‘The Flash’ 4×04 Review: ‘Elongated Journey Into Night’

Honestly, we’re four weeks into the new season, and I cannot get over how impressed I am with The Flash as it continues to rebound from a rough outing last year and remind us why we love this show.

Even when The Flash isn’t particularly thrilling in its action or long-term significance, it’s still managing to deliver solid storylines that are rooted in character. While most of last season felt like the action drove the plot, this season feels very much like the characters are driving the plot. And that truly makes all the difference.

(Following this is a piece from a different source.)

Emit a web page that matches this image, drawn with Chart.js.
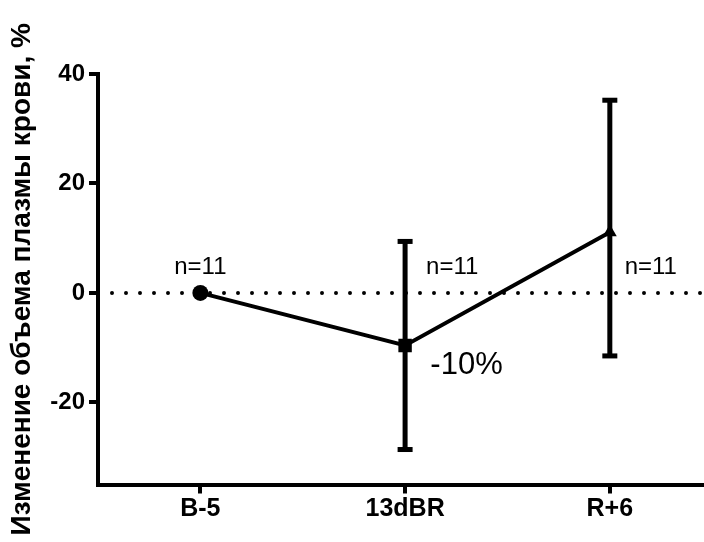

When The Flash is choosing these “metas” to focus on, it’s not just about whether they’d make a cool action sequence. It’s about the relationship that goes beyond it. We saw that specifically with Barry and Ralph’s dynamic, which goes back several years of tension and questionable morality. The Flash is capitalizing on the human moments of the show, which reminds us why we love these stories. It’s not just because of the cool powers and cool suits, it’s about the cool men and women underneath. We see their purpose.

As I said last week, it’s going to be awhile until I stop praising The Flash for its impressive rebound. How it acknowledged that it messed up last season. How it then decided to do something about it. And now look where we’re at. It really is, as the season premiere told us, The Flash Reborn.

In “Elongated Journey Into Night,” Team Flash continued their attempts to track down the remainder of the metahumans that were on that bus the day Barry returned from the Speed Force. They had no clues as to who was behind it, but they knew someone was pulling the strings. While this episode wasn’t significant in major events, it did provide Barry — in the final moments — with a major clue as to what — and who — he’s facing headed down the line.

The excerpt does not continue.